Watts-Dunton’s letter writing was possibly the outcome of his habit of procrastination. To put off the settling down in dead earnest to some work which he felt ought to be done, but at which he “shied,” he would suddenly remember a letter which he thought should be penned. “I must write So-and-so a line first,” he would say, which line, when it came to be written, proved to be an essay in miniature, in which he had—carelessly, and free from the irking consciousness that he was writing for publication and so must mind his words—thrown off some of his weightiest and wisest thoughts. He protested throughout his life that he was a wickedly bad correspondent. None the less he wrote so many charming and characteristic letters that, could they—and why not?—be collected, they would add yet another to the other reputations he attained.
Swinburne, in recent years at least, did not share his friend’s predilection for letter writing. The author of Atalanta in Calydon once said to me, almost bitterly, that had he in early and middle life refrained from writing and from answering unnecessary letters—unnecessary in the sense that there was no direct call or claim upon him to write or to answer them—there would be at least twelve more volumes by him, and of his best, in the publishers’ lists. One letter which arrived when I was a guest at The Pines led Swinburne to expound his theory of letter answering. It was from a young woman personally unknown to him, and began by saying that a great kindness he had once done to her father emboldened her to ask a favour to herself—what it was I now forget, but it necessitated a somewhat lengthy reply.
“The fact that I have been at some pains to serve the father, so far from excusing a further claim by the daughter, is the very reason why, by any decent member of that family, I should not again be assailed,” Swinburne expostulated.
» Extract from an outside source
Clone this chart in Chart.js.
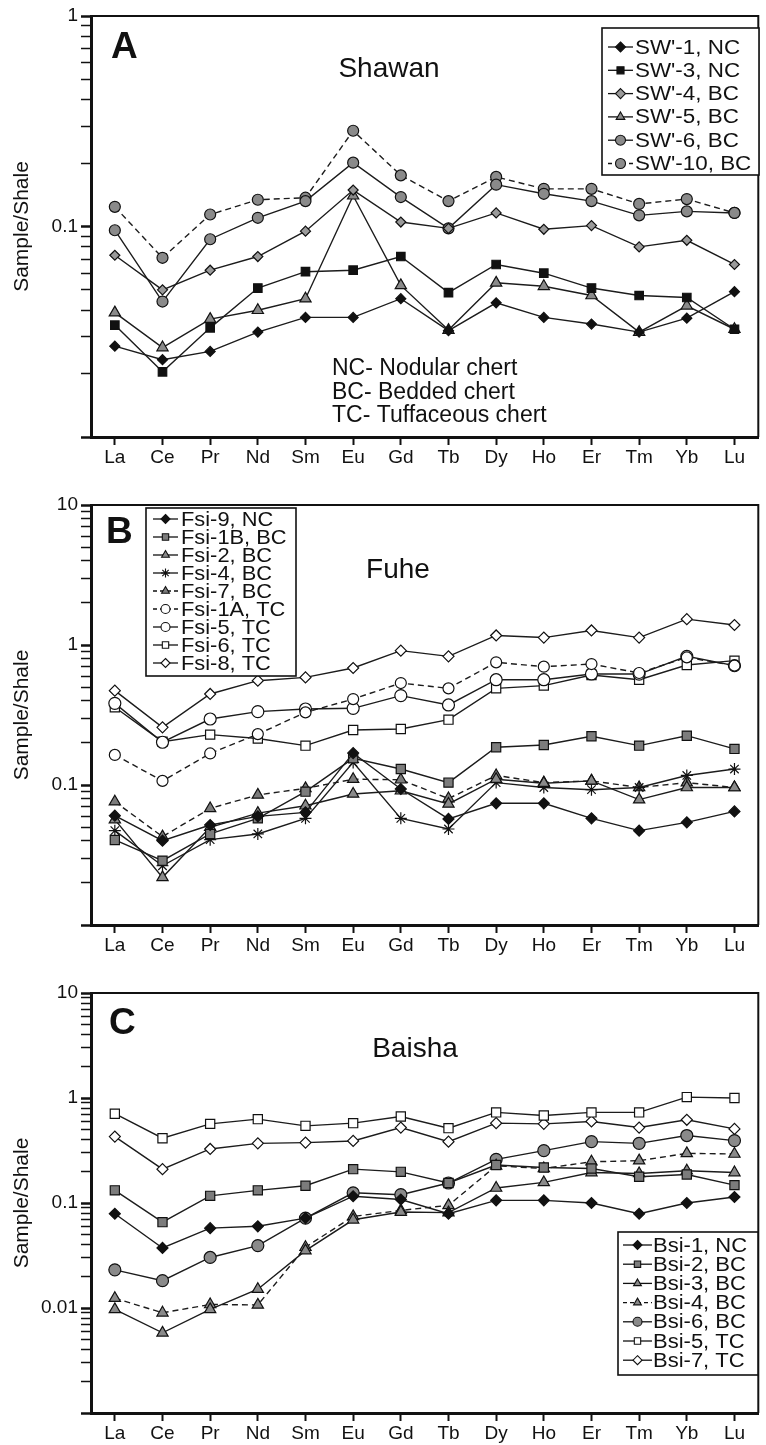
<!DOCTYPE html>
<html lang="en">
<head>
<meta charset="UTF-8" />
<title>Shale-normalized REE patterns - Shawan, Fuhe, Baisha</title>
<script src="https://cdn.jsdelivr.net/npm/chart.js"></script>
<style>
  body { margin: 0; background: #fff; width: 766px; height: 1445px; position: relative; overflow: hidden; }
  .panel { position: absolute; left: 0; width: 766px; }
  .panel canvas { display: block; }
</style>
</head>
<body>

<div class="panel" style="top:0;height:470px"><canvas id="chartA" width="766" height="470"></canvas></div>
<div class="panel" style="top:470px;height:490px"><canvas id="chartB" width="766" height="490"></canvas></div>
<div class="panel" style="top:960px;height:485px"><canvas id="chartC" width="766" height="485"></canvas></div>

<script>
// REE categories (x axis)
const ree = ['La', 'Ce', 'Pr', 'Nd', 'Sm', 'Eu', 'Gd', 'Tb', 'Dy', 'Ho', 'Er', 'Tm', 'Yb', 'Lu'];

// y tick labels per panel (only these get a number)
const yLabelsA = [1, 0.1];
const yLabelsB = [10, 1, 0.1];
const yLabelsC = [10, 1, 0.1, 0.01];

// A - Shawan
const sw1  = [0.027, 0.0233, 0.0255, 0.0315, 0.037, 0.037, 0.0454, 0.032, 0.0434, 0.037, 0.0344, 0.0315, 0.0367, 0.049];
const sw3  = [0.034, 0.0204, 0.033, 0.051, 0.061, 0.062, 0.072, 0.0485, 0.066, 0.060, 0.051, 0.047, 0.046, 0.0325];
const sw4  = [0.073, 0.050, 0.062, 0.072, 0.095, 0.149, 0.105, 0.098, 0.116, 0.097, 0.101, 0.080, 0.086, 0.066];
const sw5  = [0.039, 0.0266, 0.0363, 0.040, 0.0454, 0.14, 0.0525, 0.0322, 0.054, 0.052, 0.047, 0.0315, 0.042, 0.0325];
const sw6  = [0.096, 0.044, 0.087, 0.110, 0.132, 0.201, 0.138, 0.098, 0.158, 0.143, 0.132, 0.113, 0.118, 0.116];
const sw10 = [0.124, 0.071, 0.114, 0.134, 0.137, 0.285, 0.175, 0.132, 0.172, 0.151, 0.151, 0.128, 0.135, 0.116];

// B - Fuhe
const fsi9  = [0.0604, 0.040, 0.0518, 0.0597, 0.0638, 0.169, 0.0936, 0.0572, 0.074, 0.074, 0.0578, 0.0472, 0.0541, 0.0648];
const fsi1b = [0.0405, 0.0288, 0.0447, 0.0578, 0.0896, 0.155, 0.130, 0.104, 0.186, 0.193, 0.223, 0.191, 0.225, 0.181];
const fsi2  = [0.0566, 0.0219, 0.0499, 0.063, 0.0711, 0.0863, 0.091, 0.0732, 0.110, 0.103, 0.107, 0.0786, 0.096, 0.096];
const fsi4  = [0.0472, 0.0265, 0.0407, 0.0447, 0.0578, 0.145, 0.0578, 0.0485, 0.104, 0.096, 0.0926, 0.096, 0.117, 0.130];
const fsi7  = [0.076, 0.0428, 0.068, 0.085, 0.0946, 0.110, 0.109, 0.080, 0.117, 0.104, 0.107, 0.096, 0.104, 0.096];
const fsi1a = [0.164, 0.107, 0.168, 0.231, 0.330, 0.411, 0.535, 0.490, 0.752, 0.700, 0.731, 0.631, 0.816, 0.712];
const fsi5  = [0.383, 0.202, 0.296, 0.334, 0.349, 0.353, 0.435, 0.373, 0.565, 0.565, 0.621, 0.620, 0.830, 0.712];
const fsi6  = [0.359, 0.204, 0.229, 0.215, 0.191, 0.247, 0.251, 0.293, 0.490, 0.513, 0.610, 0.565, 0.720, 0.773];
const fsi8  = [0.472, 0.258, 0.447, 0.556, 0.587, 0.685, 0.911, 0.830, 1.17, 1.13, 1.27, 1.13, 1.53, 1.39];

// C - Baisha
const bsi1 = [0.079, 0.0373, 0.0576, 0.060, 0.0718, 0.116, 0.108, 0.079, 0.106, 0.106, 0.100, 0.079, 0.100, 0.114];
const bsi2 = [0.132, 0.0657, 0.117, 0.132, 0.146, 0.210, 0.198, 0.155, 0.230, 0.218, 0.213, 0.178, 0.187, 0.148];
const bsi3 = [0.0097, 0.0058, 0.0097, 0.0151, 0.0352, 0.0692, 0.082, 0.081, 0.139, 0.157, 0.195, 0.191, 0.203, 0.195];
const bsi4 = [0.0124, 0.0090, 0.0108, 0.0107, 0.0379, 0.0745, 0.085, 0.095, 0.226, 0.213, 0.247, 0.253, 0.297, 0.293];
const bsi6 = [0.0231, 0.0182, 0.0303, 0.0393, 0.0718, 0.125, 0.120, 0.155, 0.260, 0.315, 0.384, 0.370, 0.439, 0.393];
const bsi5 = [0.708, 0.414, 0.567, 0.629, 0.543, 0.576, 0.667, 0.516, 0.729, 0.682, 0.729, 0.729, 1.02, 1.00];
const bsi7 = [0.429, 0.210, 0.327, 0.370, 0.376, 0.390, 0.523, 0.384, 0.576, 0.567, 0.598, 0.523, 0.620, 0.508];

const FONT = '"Liberation Sans", Arial, Helvetica, sans-serif';
const INK = '#111';
const NC = '#111';      // nodular chert: black
const BC = '#8a8a8a';   // bedded chert: grey
const TC = '#ffffff';   // tuffaceous chert: white

function serie(label, data, style, fill, dashed, r) {
  return {
    label, data,
    borderColor: '#1c1c1c', borderWidth: 1.4,
    borderDash: dashed ? [6, 4] : [],
    pointStyle: style, pointRadius: r, pointHoverRadius: r,
    pointBackgroundColor: fill, pointBorderColor: INK, pointBorderWidth: 1.2,
    fill: false, tension: 0
  };
}

// marker for the hand-drawn legends
function marker(ctx, style, x, y, r, fill) {
  ctx.beginPath();
  if (style === 'circle') {
    ctx.arc(x, y, r, 0, Math.PI * 2);
  } else if (style === 'rect') {
    const s = r * Math.SQRT1_2;
    ctx.rect(x - s, y - s, 2 * s, 2 * s);
  } else if (style === 'rectRot') {
    ctx.moveTo(x, y - r); ctx.lineTo(x + r, y); ctx.lineTo(x, y + r); ctx.lineTo(x - r, y); ctx.closePath();
  } else if (style === 'triangle') {
    ctx.moveTo(x, y - r);
    ctx.lineTo(x + r * Math.sin(2 * Math.PI / 3), y - r * Math.cos(2 * Math.PI / 3));
    ctx.lineTo(x + r * Math.sin(4 * Math.PI / 3), y - r * Math.cos(4 * Math.PI / 3));
    ctx.closePath();
  } else if (style === 'star') {
    for (let k = 0; k < 4; k++) {
      const a = k * Math.PI / 4;
      ctx.moveTo(x - r * Math.cos(a), y - r * Math.sin(a));
      ctx.lineTo(x + r * Math.cos(a), y + r * Math.sin(a));
    }
  }
  if (style !== 'star') { ctx.fillStyle = fill; ctx.fill(); }
  ctx.stroke();
}

function stretchedText(ctx, str, x, y, sx) {
  ctx.save();
  ctx.translate(x, y);
  ctx.scale(sx, 1);
  ctx.fillText(str, 0, 0);
  ctx.restore();
}

// frame, panel letter, site name, notes and the boxed legend
const panelDecor = {
  id: 'panelDecor',
  afterDraw(chart, args, o) {
    const { ctx, chartArea: a } = chart;
    ctx.save();
    ctx.strokeStyle = INK;
    ctx.lineWidth = 2;
    ctx.beginPath();
    ctx.moveTo(a.left, a.top); ctx.lineTo(a.right, a.top); ctx.lineTo(a.right, a.bottom);
    ctx.stroke();

    ctx.fillStyle = INK;
    ctx.textBaseline = 'alphabetic';
    ctx.textAlign = 'left';
    ctx.font = 'bold 37px ' + FONT;
    ctx.fillText(o.letter, o.letterX, o.letterY);

    ctx.textAlign = 'center';
    ctx.font = '28px ' + FONT;
    ctx.fillText(o.title, o.titleX, o.titleY);

    if (o.notes) {
      ctx.textAlign = 'left';
      ctx.font = '23px ' + FONT;
      o.notes.forEach((t, i) => ctx.fillText(t, o.notesX, o.notesY + i * 23.5));
    }

    const L = o.legend;
    ctx.fillStyle = '#fff';
    ctx.fillRect(L.x, L.y, L.w, L.h);
    ctx.lineWidth = 1.6;
    ctx.strokeRect(L.x, L.y, L.w, L.h);
    ctx.font = L.size + 'px ' + FONT;
    ctx.textAlign = 'left';
    ctx.textBaseline = 'middle';
    chart.data.datasets.forEach((ds, i) => {
      const y = L.y + L.first + i * L.step;
      ctx.strokeStyle = INK;
      ctx.lineWidth = 1.3;
      ctx.setLineDash(ds.borderDash.length ? [4, 3] : []);
      ctx.beginPath();
      ctx.moveTo(L.x + L.seg0, y); ctx.lineTo(L.x + L.seg1, y);
      ctx.stroke();
      ctx.setLineDash([]);
      ctx.lineWidth = 1.1;
      marker(ctx, ds.pointStyle, L.x + (L.seg0 + L.seg1) / 2, y, L.r, ds.pointBackgroundColor);
      ctx.fillStyle = INK;
      stretchedText(ctx, ds.label, L.x + L.text, y + 1, L.sx);
    });
    ctx.restore();
  }
};

function isPow10(v) {
  const e = Math.log10(v);
  return Math.abs(e - Math.round(e)) < 1e-6;
}

function panelOptions(p) {
  return {
    responsive: false,
    animation: false,
    layout: { padding: { top: p.padTop, right: 1, left: 0, bottom: 0 } },
    plugins: {
      legend: { display: false },
      tooltip: { enabled: false },
      panelDecor: p.decor
    },
    scales: {
      x: {
        type: 'category',
        labels: ree,
        offset: true,
        border: { display: true, width: 3, color: INK },
        grid: { display: true, drawOnChartArea: false, offset: false, drawTicks: true, tickLength: 8, tickWidth: 2, tickColor: INK },
        ticks: { color: INK, font: { family: FONT, size: 19 }, padding: 1, maxRotation: 0, autoSkip: false },
        afterFit: s => { s.height = p.axisH; }
      },
      y: {
        type: 'logarithmic',
        min: p.yMin,
        max: p.yMax,
        border: { display: true, width: 3, color: INK },
        grid: {
          display: true, drawOnChartArea: false, drawTicks: true, tickLength: 10, tickColor: INK,
          tickWidth: c => (c.tick && isPow10(c.tick.value)) ? 2.5 : 1.5
        },
        ticks: {
          autoSkip: false, padding: 3, color: INK,
          font: { family: FONT, size: 19 },
          callback: v => {
            const hit = p.yLabels.find(t => Math.abs(t - v) / t < 1e-6);
            return hit !== undefined ? String(hit) : '';
          }
        },
        afterBuildTicks: s => {
          // drop the 1.5 x 10^n ticks the log scale adds
          s.ticks = s.ticks.filter(t => {
            const m = t.value / Math.pow(10, Math.floor(Math.log10(t.value) + 1e-9));
            return Math.abs(m - 1.5) > 1e-6;
          });
        },
        title: { display: true, text: 'Sample/Shale', color: INK, font: { family: FONT, size: 21 }, padding: { top: 10, bottom: 0 } },
        afterFit: s => { s.width = 91; }
      }
    }
  };
}

Chart.defaults.font.family = FONT;

// Panel A
new Chart(document.getElementById('chartA'), {
  type: 'line',
  data: {
    labels: ree,
    datasets: [
      serie("SW'-1, NC", sw1, 'rectRot', NC, false, 5),
      serie("SW'-3, NC", sw3, 'rect', NC, false, 6),
      serie("SW'-4, BC", sw4, 'rectRot', '#9a9a9a', false, 5),
      serie("SW'-5, BC", sw5, 'triangle', BC, false, 6.5),
      serie("SW'-6, BC", sw6, 'circle', BC, false, 5.5),
      serie("SW'-10, BC", sw10, 'circle', BC, true, 5.5)
    ]
  },
  options: panelOptions({
    yMin: 0.01, yMax: 1, yLabels: yLabelsA, padTop: 16, axisH: 33,
    decor: {
      letter: 'A', letterX: 111, letterY: 58,
      title: 'Shawan', titleX: 389, titleY: 77,
      notes: ['NC- Nodular chert', 'BC- Bedded chert', 'TC- Tuffaceous chert'], notesX: 332, notesY: 375,
      legend: { x: 602, y: 28, w: 157, h: 147, first: 19, step: 23.3, seg0: 6, seg1: 31, text: 33, size: 20, sx: 1.12, r: 5 }
    }
  }),
  plugins: [panelDecor]
});

// Panel B
new Chart(document.getElementById('chartB'), {
  type: 'line',
  data: {
    labels: ree,
    datasets: [
      serie('Fsi-9, NC', fsi9, 'rectRot', NC, false, 5.5),
      serie('Fsi-1B, BC', fsi1b, 'rect', '#7c7c7c', false, 6.5),
      serie('Fsi-2, BC', fsi2, 'triangle', BC, false, 6.5),
      serie('Fsi-4, BC', fsi4, 'star', NC, false, 6),
      serie('Fsi-7, BC', fsi7, 'triangle', '#7c7c7c', true, 6.5),
      serie('Fsi-1A, TC', fsi1a, 'circle', TC, true, 5.5),
      serie('Fsi-5, TC', fsi5, 'circle', TC, false, 6),
      serie('Fsi-6, TC', fsi6, 'rect', TC, false, 6.5),
      serie('Fsi-8, TC', fsi8, 'rectRot', TC, false, 5.5)
    ]
  },
  options: panelOptions({
    yMin: 0.01, yMax: 10, yLabels: yLabelsB, padTop: 35, axisH: 35,
    decor: {
      letter: 'B', letterX: 106, letterY: 73,
      title: 'Fuhe', titleX: 398, titleY: 108,
      legend: { x: 146, y: 38, w: 150, h: 168, first: 11, step: 18, seg0: 7, seg1: 32, text: 35, size: 21, sx: 1.04, r: 4.5 }
    }
  }),
  plugins: [panelDecor]
});

// Panel C
new Chart(document.getElementById('chartC'), {
  type: 'line',
  data: {
    labels: ree,
    datasets: [
      serie('Bsi-1, NC', bsi1, 'rectRot', NC, false, 5.5),
      serie('Bsi-2, BC', bsi2, 'rect', '#7c7c7c', false, 6.5),
      serie('Bsi-3, BC', bsi3, 'triangle', BC, false, 6.5),
      serie('Bsi-4, BC', bsi4, 'triangle', BC, true, 6.5),
      serie('Bsi-6, BC', bsi6, 'circle', BC, false, 6),
      serie('Bsi-5, TC', bsi5, 'rect', TC, false, 6.5),
      serie('Bsi-7, TC', bsi7, 'rectRot', TC, false, 5.5)
    ]
  },
  options: panelOptions({
    yMin: 0.001, yMax: 10, yLabels: yLabelsC, padTop: 33, axisH: 32,
    decor: {
      letter: 'C', letterX: 109, letterY: 74,
      title: 'Baisha', titleX: 415, titleY: 97,
      legend: { x: 618, y: 272, w: 140, h: 143, first: 13, step: 19.2, seg0: 5, seg1: 34, text: 35, size: 20, sx: 1.1, r: 4.5 }
    }
  }),
  plugins: [panelDecor]
});
</script>
</body>
</html>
“She says,” he went on, “that she trusts I won’t think she is asking too much, in hoping that I will answer her letter—a letter which does not interest me, nor concern me in the least. She could have got the information, for which she asks, elsewhere with very little trouble to herself and none to me. The exasperating thing about such letters,” he continued, getting more and more angry, “is this. I feel that the letter is an unwarrantable intrusion. Out of consideration to her father I can’t very well say so, as one does not wish to seem churlish. But, in any sense, to answer her letter, necessitates writing at length, thus wasting much precious time, to say nothing of the chance of being dragged into further correspondence. It is one’s impotency to make such folk see things reasonably which irritates. I have to suppress that irritation, and that results in further irritation. I am irritated with myself for being irritated, for not taking things philosophically as Watts-Dunton does, as well as irritated with her, and the result is the spoiling of a morning’s work. She will say perhaps, and you may even say, ‘It is only one letter you are asked to write.’ Quite so. Not much, perhaps, to make a fuss about. But” (he pounded the table with clenched fist angrily) “multiply that one person by the many who so write, and the net total works out to an appalling waste of time.”
My reply was to remind him of N. P. Willis’s protest that to ask a busy author to write an unnecessary letter was like asking a postman to go for a ten miles’ walk—to which I added, “when he has taken his boots off.” Swinburne had never heard the saying, and, with characteristic veering of the weather-vane of his mood, forgot alike his letter-writing lady and his own irritation, in his delight at a fellow sufferer’s happy hit.
“Capital!” he exclaimed, rubbing his hands together gleefully. “Capital! The worm has turned, and shows that, worm as he is, he is not without a sting in his tail!”